Indiscutiblemente la protagonista de este domingo es la Palabra de Dios. Palabra de amor que Dios pronuncia sobre nosotros, sobre el mundo, sobre la historia y que acaricia como una brisa suave nuestra vida, tantas veces suspendida en el sufrimiento y en el “sin sentido” en el que parece hundirse la mejor de nuestras jornadas. Palabra eficaz q no vuelve al remitente, sin antes obrar aquello para lo que fue ideada y enviada. Palabra que lleva en sí el gemido de toda carne y de toda la creación entera, sedienta de vida, de libertad, de plenitud, de Dios. Palabra que realiza lo que promete, porque Dios es fiel siempre a sus promesas.
El relato (Mt 13,1-23) describe una siembra verdaderamente sobreabundante, exagerada, casi un “derroche”. La exageración y la gratuidad del sembrador que derrocha la semilla entre zarzas, piedras y camino no está orientada a la ganancia o al lucro, no hace categorías o preferencias entre terrenos: todo habla de Dios, de su amor loco y desbordante, que se da sin medida, indistintamente, hasta el derroche. El evangelio está lleno de derroche, ama el derroche “por la vida” porque éste muestra el rostro de Dios: un Dios sembrador de vida a manos llenas, sin cálculos…

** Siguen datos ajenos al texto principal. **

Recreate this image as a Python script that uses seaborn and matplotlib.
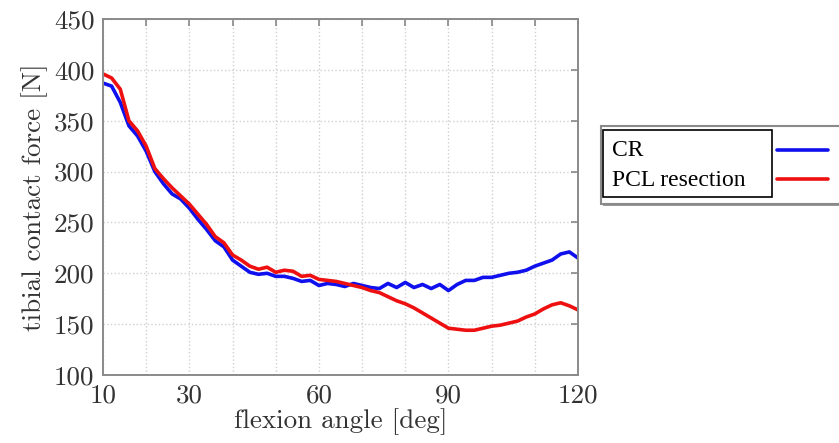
import matplotlib
matplotlib.use("Agg")
import matplotlib.pyplot as plt
from matplotlib.patches import Rectangle
from matplotlib.lines import Line2D
import seaborn as sns
import pandas as pd

# Flexion angle [deg], sampled every 2 degrees
angle = list(range(10, 121, 2))

# Tibial contact force [N]
cr_force = [387, 384, 368, 345, 335, 320, 300, 288, 278, 273,
            264, 253, 243, 232, 226, 213, 207, 201, 199, 200,
            197, 197, 195, 192, 193, 188, 190, 189, 187, 190,
            188, 186, 185, 190, 186, 191, 186, 189, 185, 189,
            183, 189, 193, 193, 196, 196, 198, 200, 201, 203,
            207, 210, 213, 219, 221, 215]
pcl_force = [396, 392, 381, 350, 340, 325, 303, 293, 284, 276,
             268, 258, 248, 236, 230, 218, 213, 207, 204, 206,
             201, 203, 202, 197, 198, 194, 193, 192, 190, 188,
             186, 183, 181, 177, 173, 170, 166, 161, 156, 151,
             146, 145, 144, 144, 146, 148, 149, 151, 153, 157,
             160, 165, 169, 171, 168, 164]

series_names = ["CR", "PCL resection"]
series_colors = ["#1010ee", "#ee1010"]

x_ticks = list(range(10, 121, 10))
x_tick_labels = ["10", "", "30", "", "", "60", "", "", "90", "", "", "120"]
y_ticks = list(range(100, 451, 50))

sns.set_style("white")
plt.rcParams["font.family"] = ["cmr10", "DejaVu Serif"]
plt.rcParams["axes.formatter.use_mathtext"] = True

df = pd.DataFrame({
    "angle": angle * 2,
    "force": cr_force + pcl_force,
    "series": [series_names[0]] * len(angle) + [series_names[1]] * len(angle),
})

fig = plt.figure(figsize=(8.39, 4.43), dpi=100)
ax = fig.add_axes([103 / 839, 68 / 443, 475 / 839, 356 / 443])

sns.lineplot(data=df, x="angle", y="force", hue="series",
             palette=series_colors, linewidth=2.6, legend=False, ax=ax)

ax.set_xlim(10, 120)
ax.set_ylim(100, 450)
ax.set_xticks(x_ticks)
ax.set_xticklabels(x_tick_labels)
ax.set_yticks(y_ticks)
ax.set_yticklabels([str(v) for v in y_ticks])
ax.grid(True, color="#d0d0d0", linestyle=":", linewidth=1.0)
ax.tick_params(axis="both", direction="in", length=5, width=1.2, color="#888888",
               top=True, right=True, labelsize=19.5, labelcolor="#333333")
ax.tick_params(axis="x", pad=6)
ax.tick_params(axis="y", pad=6)
for s in ax.spines.values():
    s.set_color("#8a8a8a")
    s.set_linewidth(1.4)

ax.set_xlabel("flexion angle [deg]", fontsize=19.5, color="#333333", labelpad=1)
ax.set_ylabel("tibial contact force [N]", fontsize=19.5, color="#333333", labelpad=4)

# legend box, drawn by hand: gray outer frame, black inner frame, lines to the right
W, H = 839, 443
def fx(px):
    return px / W
def fy(py):
    return 1 - py / H

fig.patches.append(Rectangle((fx(603), fy(206)), fx(842) - fx(603), fy(126) - fy(206),
                             transform=fig.transFigure, facecolor="#9a9a9a",
                             edgecolor="none", zorder=1))
fig.patches.append(Rectangle((fx(601), fy(204)), fx(842) - fx(601), fy(126) - fy(204),
                             transform=fig.transFigure, facecolor="white",
                             edgecolor="#8a8a8a", linewidth=1.5, zorder=2))
fig.patches.append(Rectangle((fx(603), fy(197)), fx(772) - fx(603), fy(130) - fy(197),
                             transform=fig.transFigure, facecolor="white",
                             edgecolor="black", linewidth=1.2, zorder=3))
for i, (name, col) in enumerate(zip(series_names, series_colors)):
    yy = 151 + 29 * i
    fig.text(fx(612), fy(yy), name, fontsize=17, family="Liberation Serif",
             va="center", ha="left", color="black", zorder=4)
    fig.lines.append(Line2D([fx(777), fx(828)], [fy(yy - 1), fy(yy - 1)],
                            transform=fig.transFigure, color=col,
                            linewidth=2.6, zorder=4))

fig.savefig("out.png", dpi=100)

Es la justicia divina que espera que nuestra justicia humana sobrepase la de los escribas y fariseos, que supere los preceptos pormenorizados y de corta mira del cumplimiento observante de la ley, y entre en la dinámica del amor fraterno que es exigencia del sacrificio de Cristo que murió por los enemigos y que nos exige vivir reconciliados con todo el mundo (Mt 5,20-24). La unanimidad en el amor es además condición para la oración comunitaria (1 Pe 3,8-15) Ése es el atrio de la libertad gloriosa de los hijos de Dios. (Rom. 8, 18-23).